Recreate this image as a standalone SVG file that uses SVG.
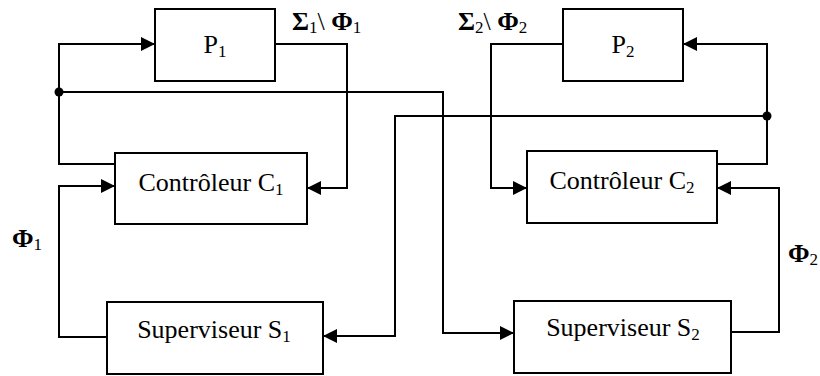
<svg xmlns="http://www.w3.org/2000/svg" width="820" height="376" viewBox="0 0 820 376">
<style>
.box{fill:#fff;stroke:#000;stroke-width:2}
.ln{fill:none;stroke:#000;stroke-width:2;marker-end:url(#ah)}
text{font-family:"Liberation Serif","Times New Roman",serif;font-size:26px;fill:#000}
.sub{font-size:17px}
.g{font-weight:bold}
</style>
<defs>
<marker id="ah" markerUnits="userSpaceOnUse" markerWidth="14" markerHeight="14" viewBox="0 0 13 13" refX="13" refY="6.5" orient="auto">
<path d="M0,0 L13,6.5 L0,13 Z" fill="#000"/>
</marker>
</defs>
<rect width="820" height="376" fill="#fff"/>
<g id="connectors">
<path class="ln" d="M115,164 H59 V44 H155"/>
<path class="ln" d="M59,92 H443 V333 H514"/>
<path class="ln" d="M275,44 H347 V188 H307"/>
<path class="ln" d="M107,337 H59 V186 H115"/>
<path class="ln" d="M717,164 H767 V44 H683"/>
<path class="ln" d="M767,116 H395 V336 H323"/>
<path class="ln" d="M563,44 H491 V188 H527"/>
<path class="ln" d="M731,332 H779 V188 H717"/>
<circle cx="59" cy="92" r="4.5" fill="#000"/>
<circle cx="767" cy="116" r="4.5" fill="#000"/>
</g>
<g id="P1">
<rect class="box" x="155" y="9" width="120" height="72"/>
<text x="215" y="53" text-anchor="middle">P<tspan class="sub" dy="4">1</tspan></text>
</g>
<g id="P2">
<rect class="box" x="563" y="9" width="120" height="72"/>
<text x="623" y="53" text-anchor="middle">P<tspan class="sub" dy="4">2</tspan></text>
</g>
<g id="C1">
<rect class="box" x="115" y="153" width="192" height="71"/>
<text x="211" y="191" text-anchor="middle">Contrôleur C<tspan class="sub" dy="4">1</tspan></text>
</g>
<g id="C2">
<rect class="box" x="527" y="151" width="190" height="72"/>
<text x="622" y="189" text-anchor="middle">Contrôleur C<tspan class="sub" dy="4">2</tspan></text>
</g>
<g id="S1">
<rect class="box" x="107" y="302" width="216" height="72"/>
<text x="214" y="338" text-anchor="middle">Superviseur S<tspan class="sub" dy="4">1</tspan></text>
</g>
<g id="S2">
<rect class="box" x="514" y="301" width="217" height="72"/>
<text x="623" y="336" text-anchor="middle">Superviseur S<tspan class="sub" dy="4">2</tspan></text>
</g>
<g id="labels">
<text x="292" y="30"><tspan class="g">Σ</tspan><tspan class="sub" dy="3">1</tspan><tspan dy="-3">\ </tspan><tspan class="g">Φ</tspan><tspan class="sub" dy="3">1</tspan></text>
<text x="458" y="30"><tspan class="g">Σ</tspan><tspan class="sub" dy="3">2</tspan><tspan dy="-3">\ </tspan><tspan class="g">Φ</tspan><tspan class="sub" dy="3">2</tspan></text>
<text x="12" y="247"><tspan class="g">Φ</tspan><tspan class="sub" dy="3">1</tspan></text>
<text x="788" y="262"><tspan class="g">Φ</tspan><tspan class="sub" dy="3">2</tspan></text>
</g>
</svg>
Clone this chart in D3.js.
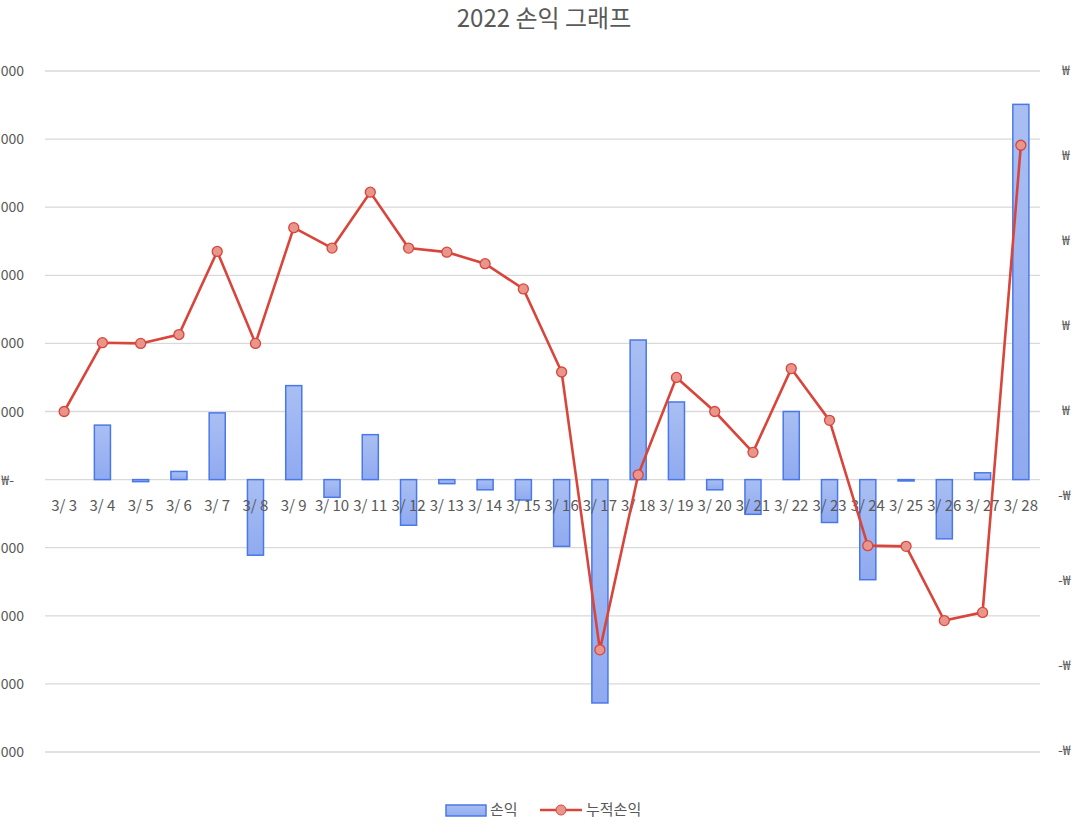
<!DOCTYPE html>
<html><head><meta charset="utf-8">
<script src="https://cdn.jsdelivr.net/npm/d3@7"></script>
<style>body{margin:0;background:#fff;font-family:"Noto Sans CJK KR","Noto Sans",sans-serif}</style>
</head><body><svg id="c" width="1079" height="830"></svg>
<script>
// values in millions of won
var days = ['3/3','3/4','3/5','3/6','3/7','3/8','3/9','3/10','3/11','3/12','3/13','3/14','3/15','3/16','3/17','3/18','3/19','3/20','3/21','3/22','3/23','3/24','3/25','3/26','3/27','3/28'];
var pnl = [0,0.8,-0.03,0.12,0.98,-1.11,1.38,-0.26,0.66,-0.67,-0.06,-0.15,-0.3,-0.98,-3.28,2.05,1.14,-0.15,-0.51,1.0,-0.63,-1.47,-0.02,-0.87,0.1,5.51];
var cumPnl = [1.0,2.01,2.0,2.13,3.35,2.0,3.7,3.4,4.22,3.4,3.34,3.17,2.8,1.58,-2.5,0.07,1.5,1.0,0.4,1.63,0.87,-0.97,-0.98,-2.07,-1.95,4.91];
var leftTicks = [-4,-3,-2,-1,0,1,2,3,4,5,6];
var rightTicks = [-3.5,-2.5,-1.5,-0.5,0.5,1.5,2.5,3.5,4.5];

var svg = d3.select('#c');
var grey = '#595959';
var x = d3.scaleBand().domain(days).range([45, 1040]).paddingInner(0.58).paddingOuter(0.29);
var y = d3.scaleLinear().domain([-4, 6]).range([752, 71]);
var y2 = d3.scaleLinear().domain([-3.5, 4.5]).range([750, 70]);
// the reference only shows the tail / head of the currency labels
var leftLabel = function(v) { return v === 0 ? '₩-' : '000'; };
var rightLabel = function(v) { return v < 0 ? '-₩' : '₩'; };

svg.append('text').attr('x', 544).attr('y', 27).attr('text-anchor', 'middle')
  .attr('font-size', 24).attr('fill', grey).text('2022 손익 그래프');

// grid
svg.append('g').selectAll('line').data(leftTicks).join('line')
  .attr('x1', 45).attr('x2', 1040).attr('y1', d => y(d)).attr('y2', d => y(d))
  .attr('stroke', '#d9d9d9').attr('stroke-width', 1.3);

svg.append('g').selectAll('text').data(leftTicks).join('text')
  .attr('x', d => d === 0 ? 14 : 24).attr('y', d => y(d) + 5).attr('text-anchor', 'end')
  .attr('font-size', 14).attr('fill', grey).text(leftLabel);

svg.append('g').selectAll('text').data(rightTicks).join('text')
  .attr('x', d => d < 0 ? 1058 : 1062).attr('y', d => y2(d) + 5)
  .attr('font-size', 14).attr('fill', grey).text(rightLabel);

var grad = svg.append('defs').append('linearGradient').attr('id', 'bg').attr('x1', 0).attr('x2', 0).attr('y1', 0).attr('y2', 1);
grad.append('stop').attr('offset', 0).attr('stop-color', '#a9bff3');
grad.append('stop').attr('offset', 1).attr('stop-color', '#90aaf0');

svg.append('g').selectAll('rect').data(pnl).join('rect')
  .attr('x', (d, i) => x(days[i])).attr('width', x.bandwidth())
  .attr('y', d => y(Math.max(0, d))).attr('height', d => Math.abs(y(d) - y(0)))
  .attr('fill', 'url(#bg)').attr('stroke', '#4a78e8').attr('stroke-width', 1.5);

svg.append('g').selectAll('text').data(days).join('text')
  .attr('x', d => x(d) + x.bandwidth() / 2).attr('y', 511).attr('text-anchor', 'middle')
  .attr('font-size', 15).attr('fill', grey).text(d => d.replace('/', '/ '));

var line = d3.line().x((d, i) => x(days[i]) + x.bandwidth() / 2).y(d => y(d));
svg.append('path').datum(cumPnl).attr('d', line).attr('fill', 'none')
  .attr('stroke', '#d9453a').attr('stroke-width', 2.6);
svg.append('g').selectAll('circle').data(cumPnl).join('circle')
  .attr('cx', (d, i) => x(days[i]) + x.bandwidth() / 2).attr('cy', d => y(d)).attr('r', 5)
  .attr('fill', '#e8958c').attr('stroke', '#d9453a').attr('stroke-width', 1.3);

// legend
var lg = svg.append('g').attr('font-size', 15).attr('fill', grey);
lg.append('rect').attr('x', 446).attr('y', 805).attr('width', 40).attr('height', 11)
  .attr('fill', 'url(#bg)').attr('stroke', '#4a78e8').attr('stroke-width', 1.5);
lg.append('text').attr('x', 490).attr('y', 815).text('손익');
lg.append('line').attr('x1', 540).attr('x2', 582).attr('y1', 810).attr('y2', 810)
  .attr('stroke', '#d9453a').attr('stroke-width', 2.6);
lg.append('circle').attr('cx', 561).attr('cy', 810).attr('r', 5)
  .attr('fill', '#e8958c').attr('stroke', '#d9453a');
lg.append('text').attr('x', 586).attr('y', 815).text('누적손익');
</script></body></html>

—————

** Task to complete **
Find the string "this" in the entries above and return each line that holds it.

** Result of the task **
Recreate this image as a standalone SVG file that uses SVG.
Clone this chart in D3.js.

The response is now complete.